The SEC issued a press release on the order.
For more information on the SEC's statements, guidance, and actions related to digital assets, see Practice Note, Understanding the SEC's Digital Asset Framework and Approach to Digital Asset Regulation.
For more information on the regulation of blockchain-based businesses generally, see Blockchain Toolkit.

CFTC Order

On October 31, 2019, the CFTC also filed and settled charges against FGC for violating Section 4d(a)(1) of the CEA by failing to register as an FCM. The CEA defines an FCM as a person that is "engaged in soliciting or accepting orders for the purchase or sale of a commodity for future delivery" or in connection with accepting "any money, securities, or property (or extend[ing] credit in lieu thereof) to margin, guarantee, or secure any trades that result or may result therefrom" (7 USC § 1a(28)).

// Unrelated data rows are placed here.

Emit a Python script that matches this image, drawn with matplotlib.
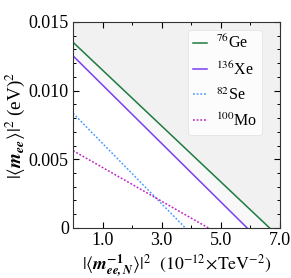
import matplotlib

matplotlib.use("Agg")
import matplotlib.pyplot as plt
import numpy as np
from matplotlib.ticker import MultipleLocator

plt.rcParams["font.family"] = ["Liberation Serif", "DejaVu Serif"]
plt.rcParams["mathtext.fontset"] = "stix"

# each isotope bound is a straight line: value at x=0 and x-intercept
isotopes = ["$^{76}$Ge", "$^{136}$Xe", "$^{82}$Se", "$^{100}$Mo"]
y_at_zero = [0.01352, 0.01253, 0.00835, 0.00563]  # (eV)^2
x_at_zero = [6.65, 5.89, 3.80, 4.58]  # 10^-12 TeV^-2
colors = ["#1f7a3f", "#7a3ff0", "#4a9cff", "#c020c8"]
styles = ["-", "-", (0, (1.2, 1.2)), (0, (1.2, 1.2))]

X_MAX = 7.0
Y_MAX = 0.015

fig = plt.figure(figsize=(2.91, 2.78), dpi=100)
ax = fig.add_axes([0.251, 0.180, 0.711, 0.741])

xs = np.linspace(0, X_MAX, 200)

# shaded excluded regions above Xe and Ge bounds
for i, shade in [(1, "#f8f8f8"), (0, "#f1f1f1")]:
    yline = y_at_zero[i] * (1 - xs / x_at_zero[i])
    ax.fill_between(xs, np.clip(yline, 0, None), Y_MAX, color=shade, lw=0, zorder=0)

for name, y0, x0, c, ls in zip(isotopes, y_at_zero, x_at_zero, colors, styles):
    ax.plot([0, x0], [y0, 0], color=c, ls=ls, lw=1.1, label=name)

ax.set_xlim(0, X_MAX)
ax.set_ylim(0, Y_MAX)
ax.set_xticks([1.0, 3.0, 5.0, 7.0])
ax.set_xticklabels(["1.0", "3.0", "5.0", "7.0"])
ax.xaxis.set_minor_locator(MultipleLocator(1.0))
ax.set_yticks([0, 0.005, 0.010, 0.015])
ax.set_yticklabels(["0", "0.005", "0.010", "0.015"])
ax.yaxis.set_minor_locator(MultipleLocator(0.001))
ax.tick_params(which="both", direction="in", top=True, right=True, labelsize=13, pad=3)
ax.tick_params(which="major", length=4, width=0.8)
ax.tick_params(which="minor", length=2.5, width=0.7)
for s in ax.spines.values():
    s.set_linewidth(0.8)
    s.set_color("#333333")

ax.set_xlabel(r"$|\langle \mathbfit{m}^{\mathbf{-1}}_{\mathbfit{ee,N}}\rangle|^2$  $(10^{-12}\!\times\!\mathrm{TeV}^{-2})$",
              fontsize=12.8, labelpad=2)
ax.set_ylabel(r"$|\langle \mathbfit{m}_{\mathbfit{ee}}\rangle|^2$ (eV)$^2$", fontsize=13.8, labelpad=1)

leg = ax.legend(loc="upper right", fontsize=11.5, handlelength=0.9, handletextpad=0.55,
                labelspacing=0.55, borderpad=0.3, borderaxespad=0, frameon=True,
                fancybox=True, bbox_to_anchor=(0.913, 0.961))
leg.get_frame().set_edgecolor("#e0e0e0")
leg.get_frame().set_facecolor("white")
leg.get_frame().set_linewidth(0.6)

fig.savefig("out.png", dpi=100)
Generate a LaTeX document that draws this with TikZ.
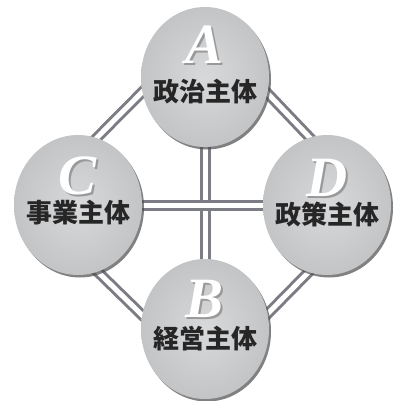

According to the CFTC order, between March 2016 and July 2017, FGC:
  • Solicited customers, including US customers, to engage in commodity futures contracts such as the 10-Year Treasury Note and the E-Micro Gold futures. Trades that occurred on FGC's platform were settled in bitcoin.
  • Solicited or accepted orders from customers in contracts listed on the Chicago Mercantile Exchange (CME) Globex trading platform, requiring customers to:
    • submit know-your-customer (KYC) information and documents; and
    • deposit bitcoin into a bitcoin wallet controlled by FGC.
  • Instructed customers on its website to enter orders using bitcoin as margin collateral and, according to its website, would "arrange a loan to cover the margin needed to place the trade."
  • Charged financing fees and a commission per trade.
The CFTC found that FGC violated the CEA by acting as an FCM without registering with the CFTC.
The CFTC ordered FGC to:
  • Cease and desist from future violations of the CEA.
  • Pay a $100,000 fine in civil monetary penalties and disgorgement.
The CFTC order noted that FGC's cooperation with the investigation was reflected by a "substantially reduced" civil monetary penalty.
The CFTC also issued a press release on the order.